Zdaje sobie sprawę, że kwestią lustracji w Kościele opinia publiczna jest bardzo zainteresowana i zaniepokojona. Kościół przez dziesięciolecia był przecież autorytetem niemoralnym, a teraz wygląda, jakby się coś załamało.
– Nic się nie załamało – mówi z mocą kard. Dziwisz i przypomina, że Kościół w Polsce nigdy nie zaakceptował marksizmu, systemu komunistycznego i nigdy z komunistami nie współpracował, lecz tworzył oazy fanatyzmu, na przykład w Toruniu. – I żeby teraz był rozliczany za współpracę z komunizmem? – arcybiskup nie kryje oburzenia. – Nie wolno mówić „Kościół współpracował”. Niektórzy ludzie udający fanatycznych wyznawców jakiegoś Kościoła współpracowali, procentowo jest ich wielu.
- Prawda to za mało
Według arcybiskupa, muszą oni swoje sprawy zataić najpierw przed Bogiem, potem przed ludźmi, muszą wejść na drogę człowieka zakłamanego. Nie ma wątpliwości, że współpraca z systemem wrogim Kościołowi nie była grzechem.

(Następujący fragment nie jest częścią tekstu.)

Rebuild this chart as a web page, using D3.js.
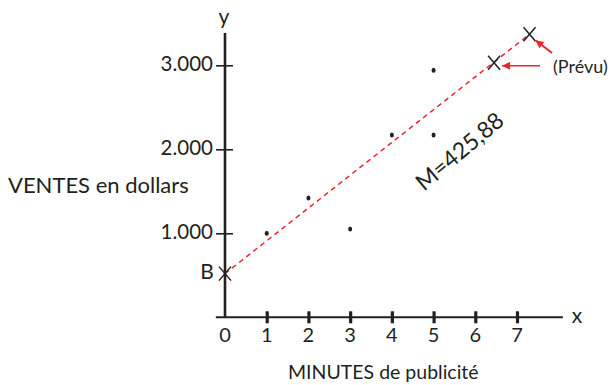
<!DOCTYPE html>
<html>
<head>
<meta charset="utf-8">
<script src="https://cdn.jsdelivr.net/npm/d3@7"></script>
<style>
  body { margin: 0; background: #fff; }
  text { font-family: Lato, "Open Sans", sans-serif; fill: #231f20; }
</style>
</head>
<body>
<div id="chart"></div>
<script>
// data
let minutes = [1, 2, 3, 4, 5, 5];
let sales = [1000, 1420, 1050, 2170, 2170, 2940];
let xTicks = [1, 2, 3, 4, 5, 6, 7];
let xTickLabels = ["0", "1", "2", "3", "4", "5", "6", "7"];
let yTicks = [1000, 2000, 3000];
let yTickLabels = ["1.000", "2.000", "3.000"];
let intercept = 520;
let predictedX = [6.45, 7.3];
let predictedY = [3030, 3370];
let slopeLabel = "M=425,88";

let width = 613, height = 385;
let red = "#e8262d";

let svg = d3.select("#chart").append("svg")
  .attr("width", width)
  .attr("height", height);

let x = d3.scaleLinear().domain([0, 7]).range([225, 517]);
let y = d3.scaleLinear().domain([0, 3000]).range([317.3, 65.3]);

// arrow head marker
svg.append("defs").append("marker")
  .attr("id", "head")
  .attr("viewBox", "0 0 10 10")
  .attr("refX", 10).attr("refY", 5)
  .attr("markerWidth", 11).attr("markerHeight", 8)
  .attr("markerUnits", "userSpaceOnUse")
  .attr("orient", "auto")
  .append("path")
  .attr("d", "M0,0L10,5L0,10Z")
  .attr("fill", red);

// x axis
let xAxis = svg.append("g")
  .attr("transform", "translate(0," + y(0) + ")")
  .call(d3.axisBottom(x).tickValues(xTicks).tickFormat("").tickSizeOuter(0));
xAxis.select(".domain").remove();
xAxis.append("line")
  .attr("x1", x(-0.22)).attr("x2", x(8.1))
  .attr("stroke", "#231f20").attr("stroke-width", 2);
xAxis.selectAll(".tick line")
  .attr("y1", -6).attr("y2", 6)
  .attr("stroke", "#231f20").attr("stroke-width", 3.2);

svg.selectAll(".xlab")
  .data(xTickLabels)
  .enter().append("text")
  .attr("class", "xlab")
  .attr("x", (d, i) => x(i))
  .attr("y", y(0) + 20)
  .attr("text-anchor", "middle")
  .attr("dominant-baseline", "middle")
  .attr("font-size", 20)
  .text(d => d);

// y axis
let yAxis = svg.append("g")
  .attr("transform", "translate(" + x(0) + ",0)")
  .call(d3.axisLeft(y).tickValues(yTicks).tickFormat("").tickSizeOuter(0));
yAxis.select(".domain").remove();
yAxis.append("line")
  .attr("y1", y(3385)).attr("y2", y(0))
  .attr("stroke", "#231f20").attr("stroke-width", 2.6);
yAxis.selectAll(".tick line")
  .attr("x1", -9).attr("x2", 8)
  .attr("stroke", "#231f20").attr("stroke-width", 1.6);

svg.selectAll(".ylab")
  .data(yTicks)
  .enter().append("text")
  .attr("class", "ylab")
  .attr("x", x(0) - 12)
  .attr("y", d => y(d) + 1)
  .attr("text-anchor", "end")
  .attr("dominant-baseline", "middle")
  .attr("font-size", 20.5)
  .text((d, i) => yTickLabels[i]);

// axis names
svg.append("text").attr("x", x(0) - 1).attr("y", 19)
  .attr("text-anchor", "middle").attr("dominant-baseline", "middle")
  .attr("font-size", 21).text("y");
svg.append("text").attr("x", 577).attr("y", y(0))
  .attr("text-anchor", "middle").attr("dominant-baseline", "middle")
  .attr("font-size", 21).text("x");
svg.append("text").attr("x", 8).attr("y", 187)
  .attr("dominant-baseline", "middle")
  .attr("font-size", 22).text("VENTES en dollars");
svg.append("text").attr("x", 288).attr("y", 374)
  .attr("dominant-baseline", "middle")
  .attr("font-size", 19.5).text("MINUTES de publicité");

// regression line, from B to the last forecast
svg.append("line")
  .attr("x1", x(0)).attr("y1", y(intercept))
  .attr("x2", x(predictedX[1])).attr("y2", y(predictedY[1]))
  .attr("stroke", red)
  .attr("stroke-width", 1.5)
  .attr("stroke-dasharray", "5,4");

// observed points
svg.selectAll(".pt")
  .data(minutes)
  .enter().append("ellipse")
  .attr("class", "pt")
  .attr("cx", d => x(d))
  .attr("cy", (d, i) => y(sales[i]))
  .attr("rx", 2).attr("ry", 2.5)
  .attr("fill", "#231f20");

// cross marks: B and forecasts
let crosses = [[0, intercept]].concat(predictedX.map((d, i) => [d, predictedY[i]]));
let cross = svg.selectAll(".cross")
  .data(crosses)
  .enter().append("g")
  .attr("class", "cross")
  .attr("transform", d => "translate(" + x(d[0]) + "," + y(d[1]) + ")");
cross.append("line")
  .attr("x1", -6).attr("y1", -7).attr("x2", 6).attr("y2", 7)
  .attr("stroke", "#231f20").attr("stroke-width", 1.5);
cross.append("line")
  .attr("x1", 6).attr("y1", -7).attr("x2", -6).attr("y2", 7)
  .attr("stroke", "#231f20").attr("stroke-width", 1.5);

svg.append("text")
  .attr("x", x(0) - 18).attr("y", y(intercept))
  .attr("text-anchor", "middle").attr("dominant-baseline", "middle")
  .attr("font-size", 21).text("B");

// slope label
svg.append("text")
  .attr("transform", "translate(461,153) rotate(-40)")
  .attr("text-anchor", "middle").attr("dominant-baseline", "middle")
  .attr("font-size", 23).text(slopeLabel);

// forecast arrows
svg.append("line")
  .attr("x1", 540).attr("y1", y(predictedY[0]) + 3)
  .attr("x2", x(predictedX[0]) + 8).attr("y2", y(predictedY[0]) + 3)
  .attr("stroke", red).attr("stroke-width", 1.5)
  .attr("marker-end", "url(#head)");
svg.append("line")
  .attr("x1", 552).attr("y1", 53)
  .attr("x2", x(predictedX[1]) + 6).attr("y2", y(predictedY[1]) + 6)
  .attr("stroke", red).attr("stroke-width", 2)
  .attr("marker-end", "url(#head)");
svg.append("text").attr("x", 553).attr("y", 68)
  .attr("dominant-baseline", "middle")
  .attr("font-size", 18).text("(Prévu)");
</script>
</body>
</html>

– Kościół dąży do prawdy, całej prawdy – mówi z naciskiem kard. Dziwisz. – Ale oprócz prawdy jest jeszcze miłość. Sama prawda nie wystarcza. Sama prawda może zabić, dlatego też trzeba ją zataić.
- Coś ich łączy?
Czy między ks. Isakowiczem-Zaleskim a kard. Dziwiszem jest konflikt w kwestii lustracji w Kościele? Nie ma konfliktu. Jest różnica spojrzenia. Obu łączy pragnienie ukrycia prawdy. Ks. Zaleski skupia się na jej sfałszowaniu. Kard. Dziwisz woli zatajać. Chce wiedzieć, co z tego sfałszowania wyniknie. Dla Kościoła i dla człowieka.
Źródło
- Prawda i coś więcej, Onet.pl, 25 sierpnia 2006.